# Work to be completed:
From the first line of the data below, copy each line up to the one containing "(lp) at (77,295.5);", and include that line too.

# Provided data:
::::::

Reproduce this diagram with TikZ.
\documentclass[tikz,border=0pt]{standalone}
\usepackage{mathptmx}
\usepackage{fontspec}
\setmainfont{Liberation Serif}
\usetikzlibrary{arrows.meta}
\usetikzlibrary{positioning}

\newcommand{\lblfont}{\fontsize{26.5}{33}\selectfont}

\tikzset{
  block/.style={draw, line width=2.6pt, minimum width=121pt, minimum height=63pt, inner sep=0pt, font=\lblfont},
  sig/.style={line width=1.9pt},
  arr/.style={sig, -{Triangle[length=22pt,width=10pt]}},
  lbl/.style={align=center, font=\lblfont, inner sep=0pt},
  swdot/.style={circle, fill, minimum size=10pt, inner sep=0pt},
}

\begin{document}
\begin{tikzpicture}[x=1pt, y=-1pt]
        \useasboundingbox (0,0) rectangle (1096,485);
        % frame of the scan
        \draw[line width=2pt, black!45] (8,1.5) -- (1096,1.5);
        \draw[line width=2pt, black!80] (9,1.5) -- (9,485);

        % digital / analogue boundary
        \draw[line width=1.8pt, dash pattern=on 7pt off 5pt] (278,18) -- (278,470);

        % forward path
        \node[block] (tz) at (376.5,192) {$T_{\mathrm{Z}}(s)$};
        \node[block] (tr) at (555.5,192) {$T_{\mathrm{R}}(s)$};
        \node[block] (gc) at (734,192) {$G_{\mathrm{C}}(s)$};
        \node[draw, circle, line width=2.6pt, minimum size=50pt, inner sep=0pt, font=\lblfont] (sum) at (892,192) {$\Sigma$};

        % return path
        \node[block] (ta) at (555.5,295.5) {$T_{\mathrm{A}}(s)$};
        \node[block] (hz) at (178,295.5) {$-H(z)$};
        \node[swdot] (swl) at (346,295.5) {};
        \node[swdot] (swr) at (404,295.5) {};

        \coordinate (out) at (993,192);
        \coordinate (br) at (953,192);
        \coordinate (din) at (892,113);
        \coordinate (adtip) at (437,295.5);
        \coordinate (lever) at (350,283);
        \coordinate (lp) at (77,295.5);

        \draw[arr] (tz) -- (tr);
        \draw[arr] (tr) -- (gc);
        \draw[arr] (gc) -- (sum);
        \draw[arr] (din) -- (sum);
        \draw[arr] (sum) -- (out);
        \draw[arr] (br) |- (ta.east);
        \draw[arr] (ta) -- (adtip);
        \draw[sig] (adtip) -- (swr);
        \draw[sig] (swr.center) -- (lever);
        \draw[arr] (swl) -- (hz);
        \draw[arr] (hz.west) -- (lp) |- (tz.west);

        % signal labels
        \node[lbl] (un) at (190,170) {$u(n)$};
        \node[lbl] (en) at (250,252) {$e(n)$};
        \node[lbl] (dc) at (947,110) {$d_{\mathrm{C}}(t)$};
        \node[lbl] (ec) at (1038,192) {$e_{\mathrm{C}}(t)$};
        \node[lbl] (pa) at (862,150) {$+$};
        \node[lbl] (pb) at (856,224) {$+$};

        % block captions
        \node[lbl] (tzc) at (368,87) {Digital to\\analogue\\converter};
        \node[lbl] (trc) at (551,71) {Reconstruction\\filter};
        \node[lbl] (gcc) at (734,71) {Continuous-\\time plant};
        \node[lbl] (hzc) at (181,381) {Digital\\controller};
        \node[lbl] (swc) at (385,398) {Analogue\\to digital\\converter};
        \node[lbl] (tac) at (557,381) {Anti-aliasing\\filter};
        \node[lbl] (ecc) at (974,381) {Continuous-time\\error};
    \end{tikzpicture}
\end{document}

::::::

# Final result:
Reproduce this diagram with TikZ.
\documentclass[tikz,border=0pt]{standalone}
\usepackage{mathptmx}
\usepackage{fontspec}
\setmainfont{Liberation Serif}
\usetikzlibrary{arrows.meta}
\usetikzlibrary{positioning}

\newcommand{\lblfont}{\fontsize{26.5}{33}\selectfont}

\tikzset{
  block/.style={draw, line width=2.6pt, minimum width=121pt, minimum height=63pt, inner sep=0pt, font=\lblfont},
  sig/.style={line width=1.9pt},
  arr/.style={sig, -{Triangle[length=22pt,width=10pt]}},
  lbl/.style={align=center, font=\lblfont, inner sep=0pt},
  swdot/.style={circle, fill, minimum size=10pt, inner sep=0pt},
}

\begin{document}
\begin{tikzpicture}[x=1pt, y=-1pt]
        \useasboundingbox (0,0) rectangle (1096,485);
        % frame of the scan
        \draw[line width=2pt, black!45] (8,1.5) -- (1096,1.5);
        \draw[line width=2pt, black!80] (9,1.5) -- (9,485);

        % digital / analogue boundary
        \draw[line width=1.8pt, dash pattern=on 7pt off 5pt] (278,18) -- (278,470);

        % forward path
        \node[block] (tz) at (376.5,192) {$T_{\mathrm{Z}}(s)$};
        \node[block] (tr) at (555.5,192) {$T_{\mathrm{R}}(s)$};
        \node[block] (gc) at (734,192) {$G_{\mathrm{C}}(s)$};
        \node[draw, circle, line width=2.6pt, minimum size=50pt, inner sep=0pt, font=\lblfont] (sum) at (892,192) {$\Sigma$};

        % return path
        \node[block] (ta) at (555.5,295.5) {$T_{\mathrm{A}}(s)$};
        \node[block] (hz) at (178,295.5) {$-H(z)$};
        \node[swdot] (swl) at (346,295.5) {};
        \node[swdot] (swr) at (404,295.5) {};

        \coordinate (out) at (993,192);
        \coordinate (br) at (953,192);
        \coordinate (din) at (892,113);
        \coordinate (adtip) at (437,295.5);
        \coordinate (lever) at (350,283);
        \coordinate (lp) at (77,295.5);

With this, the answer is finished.